- [THE REQUEST] Retype everything in the listing, leaving each line exactly as it is.

╭──

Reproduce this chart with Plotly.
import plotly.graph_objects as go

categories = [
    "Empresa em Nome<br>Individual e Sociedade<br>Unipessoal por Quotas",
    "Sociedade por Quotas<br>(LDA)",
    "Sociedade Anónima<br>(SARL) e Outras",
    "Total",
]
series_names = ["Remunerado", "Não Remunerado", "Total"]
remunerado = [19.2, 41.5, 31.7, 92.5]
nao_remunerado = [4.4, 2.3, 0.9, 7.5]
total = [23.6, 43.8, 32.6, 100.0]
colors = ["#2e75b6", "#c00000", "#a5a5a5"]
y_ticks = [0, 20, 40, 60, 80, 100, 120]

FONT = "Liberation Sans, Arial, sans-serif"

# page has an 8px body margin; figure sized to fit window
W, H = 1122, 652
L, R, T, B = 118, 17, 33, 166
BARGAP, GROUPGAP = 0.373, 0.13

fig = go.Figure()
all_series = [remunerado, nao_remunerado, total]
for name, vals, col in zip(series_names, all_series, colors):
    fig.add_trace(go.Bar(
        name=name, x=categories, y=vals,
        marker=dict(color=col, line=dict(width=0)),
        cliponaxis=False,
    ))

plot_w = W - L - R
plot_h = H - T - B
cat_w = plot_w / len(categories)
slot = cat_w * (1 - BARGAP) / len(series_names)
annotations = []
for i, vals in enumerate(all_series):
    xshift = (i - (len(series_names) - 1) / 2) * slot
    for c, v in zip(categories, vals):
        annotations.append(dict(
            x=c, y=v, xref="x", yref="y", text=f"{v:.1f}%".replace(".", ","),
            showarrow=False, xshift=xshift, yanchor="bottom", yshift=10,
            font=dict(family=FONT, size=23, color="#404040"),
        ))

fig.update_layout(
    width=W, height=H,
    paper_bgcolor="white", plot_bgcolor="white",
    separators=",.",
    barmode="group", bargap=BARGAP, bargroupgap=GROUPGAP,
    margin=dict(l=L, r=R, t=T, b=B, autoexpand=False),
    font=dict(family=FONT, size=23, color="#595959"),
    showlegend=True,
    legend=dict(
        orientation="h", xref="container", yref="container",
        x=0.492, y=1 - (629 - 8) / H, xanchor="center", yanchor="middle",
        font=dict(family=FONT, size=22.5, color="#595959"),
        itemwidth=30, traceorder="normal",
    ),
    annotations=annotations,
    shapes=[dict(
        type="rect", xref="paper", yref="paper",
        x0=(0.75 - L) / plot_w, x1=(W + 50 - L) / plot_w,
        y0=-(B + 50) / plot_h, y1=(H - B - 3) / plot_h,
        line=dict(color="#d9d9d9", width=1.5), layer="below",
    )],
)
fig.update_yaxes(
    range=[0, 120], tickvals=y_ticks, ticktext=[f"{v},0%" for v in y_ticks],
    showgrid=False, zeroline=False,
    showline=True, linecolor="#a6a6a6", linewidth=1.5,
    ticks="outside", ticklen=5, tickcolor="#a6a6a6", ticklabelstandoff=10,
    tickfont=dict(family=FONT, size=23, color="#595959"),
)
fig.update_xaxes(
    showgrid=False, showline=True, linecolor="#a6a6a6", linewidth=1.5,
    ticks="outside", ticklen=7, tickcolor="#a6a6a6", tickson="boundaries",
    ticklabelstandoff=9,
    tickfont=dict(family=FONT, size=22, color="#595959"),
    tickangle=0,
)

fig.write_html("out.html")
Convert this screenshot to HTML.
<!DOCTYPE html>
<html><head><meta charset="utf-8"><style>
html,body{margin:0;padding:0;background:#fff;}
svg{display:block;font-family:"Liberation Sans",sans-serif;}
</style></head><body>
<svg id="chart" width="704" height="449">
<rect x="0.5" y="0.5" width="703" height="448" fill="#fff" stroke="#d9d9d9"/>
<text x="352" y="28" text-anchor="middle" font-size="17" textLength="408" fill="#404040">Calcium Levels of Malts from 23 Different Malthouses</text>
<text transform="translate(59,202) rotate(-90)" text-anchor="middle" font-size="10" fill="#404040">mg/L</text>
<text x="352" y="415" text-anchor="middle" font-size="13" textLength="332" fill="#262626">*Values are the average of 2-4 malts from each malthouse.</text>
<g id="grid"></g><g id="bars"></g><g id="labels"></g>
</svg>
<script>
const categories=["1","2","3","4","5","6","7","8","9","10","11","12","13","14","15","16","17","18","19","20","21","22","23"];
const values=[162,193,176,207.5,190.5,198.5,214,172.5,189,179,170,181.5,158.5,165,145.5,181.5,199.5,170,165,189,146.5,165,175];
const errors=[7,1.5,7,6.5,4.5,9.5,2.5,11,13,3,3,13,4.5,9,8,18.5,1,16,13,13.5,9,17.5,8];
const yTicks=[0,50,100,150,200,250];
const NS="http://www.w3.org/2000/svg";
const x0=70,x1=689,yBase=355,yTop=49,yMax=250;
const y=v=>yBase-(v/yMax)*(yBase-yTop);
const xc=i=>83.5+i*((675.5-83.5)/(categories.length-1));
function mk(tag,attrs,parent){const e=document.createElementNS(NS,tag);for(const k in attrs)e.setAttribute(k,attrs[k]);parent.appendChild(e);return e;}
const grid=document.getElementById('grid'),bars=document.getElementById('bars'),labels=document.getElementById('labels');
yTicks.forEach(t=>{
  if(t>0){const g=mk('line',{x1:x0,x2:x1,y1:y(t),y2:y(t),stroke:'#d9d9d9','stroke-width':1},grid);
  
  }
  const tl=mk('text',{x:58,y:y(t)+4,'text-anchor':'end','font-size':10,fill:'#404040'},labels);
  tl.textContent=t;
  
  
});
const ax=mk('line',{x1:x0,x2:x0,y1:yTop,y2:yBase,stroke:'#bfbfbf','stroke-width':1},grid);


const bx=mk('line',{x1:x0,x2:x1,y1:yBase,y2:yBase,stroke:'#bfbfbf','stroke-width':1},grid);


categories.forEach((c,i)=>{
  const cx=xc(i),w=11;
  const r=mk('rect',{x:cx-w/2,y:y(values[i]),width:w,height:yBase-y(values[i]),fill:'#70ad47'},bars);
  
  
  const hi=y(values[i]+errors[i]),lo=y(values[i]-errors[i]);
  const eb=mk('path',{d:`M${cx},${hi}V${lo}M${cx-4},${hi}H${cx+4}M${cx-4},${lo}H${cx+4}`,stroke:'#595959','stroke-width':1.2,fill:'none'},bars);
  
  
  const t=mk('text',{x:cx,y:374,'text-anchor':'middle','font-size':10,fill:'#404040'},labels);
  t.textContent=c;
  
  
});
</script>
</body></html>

╰──

- [FINAL RESULT]
Reproduce this chart with Plotly.
import plotly.graph_objects as go

categories = [
    "Empresa em Nome<br>Individual e Sociedade<br>Unipessoal por Quotas",
    "Sociedade por Quotas<br>(LDA)",
    "Sociedade Anónima<br>(SARL) e Outras",
    "Total",
]
series_names = ["Remunerado", "Não Remunerado", "Total"]
remunerado = [19.2, 41.5, 31.7, 92.5]
nao_remunerado = [4.4, 2.3, 0.9, 7.5]
total = [23.6, 43.8, 32.6, 100.0]
colors = ["#2e75b6", "#c00000", "#a5a5a5"]
y_ticks = [0, 20, 40, 60, 80, 100, 120]

FONT = "Liberation Sans, Arial, sans-serif"

# page has an 8px body margin; figure sized to fit window
W, H = 1122, 652
L, R, T, B = 118, 17, 33, 166
BARGAP, GROUPGAP = 0.373, 0.13

fig = go.Figure()
all_series = [remunerado, nao_remunerado, total]
for name, vals, col in zip(series_names, all_series, colors):
    fig.add_trace(go.Bar(
        name=name, x=categories, y=vals,
        marker=dict(color=col, line=dict(width=0)),
        cliponaxis=False,
    ))

plot_w = W - L - R
plot_h = H - T - B
cat_w = plot_w / len(categories)
slot = cat_w * (1 - BARGAP) / len(series_names)
annotations = []
for i, vals in enumerate(all_series):
    xshift = (i - (len(series_names) - 1) / 2) * slot
    for c, v in zip(categories, vals):
        annotations.append(dict(
            x=c, y=v, xref="x", yref="y", text=f"{v:.1f}%".replace(".", ","),
            showarrow=False, xshift=xshift, yanchor="bottom", yshift=10,
            font=dict(family=FONT, size=23, color="#404040"),
        ))

fig.update_layout(
    width=W, height=H,
    paper_bgcolor="white", plot_bgcolor="white",
    separators=",.",
    barmode="group", bargap=BARGAP, bargroupgap=GROUPGAP,
    margin=dict(l=L, r=R, t=T, b=B, autoexpand=False),
    font=dict(family=FONT, size=23, color="#595959"),
    showlegend=True,
    legend=dict(
        orientation="h", xref="container", yref="container",
        x=0.492, y=1 - (629 - 8) / H, xanchor="center", yanchor="middle",
        font=dict(family=FONT, size=22.5, color="#595959"),
        itemwidth=30, traceorder="normal",
    ),
    annotations=annotations,
    shapes=[dict(
        type="rect", xref="paper", yref="paper",
        x0=(0.75 - L) / plot_w, x1=(W + 50 - L) / plot_w,
        y0=-(B + 50) / plot_h, y1=(H - B - 3) / plot_h,
        line=dict(color="#d9d9d9", width=1.5), layer="below",
    )],
)
fig.update_yaxes(
    range=[0, 120], tickvals=y_ticks, ticktext=[f"{v},0%" for v in y_ticks],
    showgrid=False, zeroline=False,
    showline=True, linecolor="#a6a6a6", linewidth=1.5,
    ticks="outside", ticklen=5, tickcolor="#a6a6a6", ticklabelstandoff=10,
    tickfont=dict(family=FONT, size=23, color="#595959"),
)
fig.update_xaxes(
    showgrid=False, showline=True, linecolor="#a6a6a6", linewidth=1.5,
    ticks="outside", ticklen=7, tickcolor="#a6a6a6", tickson="boundaries",
    ticklabelstandoff=9,
    tickfont=dict(family=FONT, size=22, color="#595959"),
    tickangle=0,
)

fig.write_html("out.html")
Convert this screenshot to HTML.
<!DOCTYPE html>
<html><head><meta charset="utf-8"><style>
html,body{margin:0;padding:0;background:#fff;}
svg{display:block;font-family:"Liberation Sans",sans-serif;}
</style></head><body>
<svg id="chart" width="704" height="449">
<rect x="0.5" y="0.5" width="703" height="448" fill="#fff" stroke="#d9d9d9"/>
<text x="352" y="28" text-anchor="middle" font-size="17" textLength="408" fill="#404040">Calcium Levels of Malts from 23 Different Malthouses</text>
<text transform="translate(59,202) rotate(-90)" text-anchor="middle" font-size="10" fill="#404040">mg/L</text>
<text x="352" y="415" text-anchor="middle" font-size="13" textLength="332" fill="#262626">*Values are the average of 2-4 malts from each malthouse.</text>
<g id="grid"></g><g id="bars"></g><g id="labels"></g>
</svg>
<script>
const categories=["1","2","3","4","5","6","7","8","9","10","11","12","13","14","15","16","17","18","19","20","21","22","23"];
const values=[162,193,176,207.5,190.5,198.5,214,172.5,189,179,170,181.5,158.5,165,145.5,181.5,199.5,170,165,189,146.5,165,175];
const errors=[7,1.5,7,6.5,4.5,9.5,2.5,11,13,3,3,13,4.5,9,8,18.5,1,16,13,13.5,9,17.5,8];
const yTicks=[0,50,100,150,200,250];
const NS="http://www.w3.org/2000/svg";
const x0=70,x1=689,yBase=355,yTop=49,yMax=250;
const y=v=>yBase-(v/yMax)*(yBase-yTop);
const xc=i=>83.5+i*((675.5-83.5)/(categories.length-1));
function mk(tag,attrs,parent){const e=document.createElementNS(NS,tag);for(const k in attrs)e.setAttribute(k,attrs[k]);parent.appendChild(e);return e;}
const grid=document.getElementById('grid'),bars=document.getElementById('bars'),labels=document.getElementById('labels');
yTicks.forEach(t=>{
  if(t>0){const g=mk('line',{x1:x0,x2:x1,y1:y(t),y2:y(t),stroke:'#d9d9d9','stroke-width':1},grid);
  
  }
  const tl=mk('text',{x:58,y:y(t)+4,'text-anchor':'end','font-size':10,fill:'#404040'},labels);
  tl.textContent=t;
  
  
});
const ax=mk('line',{x1:x0,x2:x0,y1:yTop,y2:yBase,stroke:'#bfbfbf','stroke-width':1},grid);


const bx=mk('line',{x1:x0,x2:x1,y1:yBase,y2:yBase,stroke:'#bfbfbf','stroke-width':1},grid);


categories.forEach((c,i)=>{
  const cx=xc(i),w=11;
  const r=mk('rect',{x:cx-w/2,y:y(values[i]),width:w,height:yBase-y(values[i]),fill:'#70ad47'},bars);
  
  
  const hi=y(values[i]+errors[i]),lo=y(values[i]-errors[i]);
  const eb=mk('path',{d:`M${cx},${hi}V${lo}M${cx-4},${hi}H${cx+4}M${cx-4},${lo}H${cx+4}`,stroke:'#595959','stroke-width':1.2,fill:'none'},bars);
  
  
  const t=mk('text',{x:cx,y:374,'text-anchor':'middle','font-size':10,fill:'#404040'},labels);
  t.textContent=c;
  
  
});
</script>
</body></html>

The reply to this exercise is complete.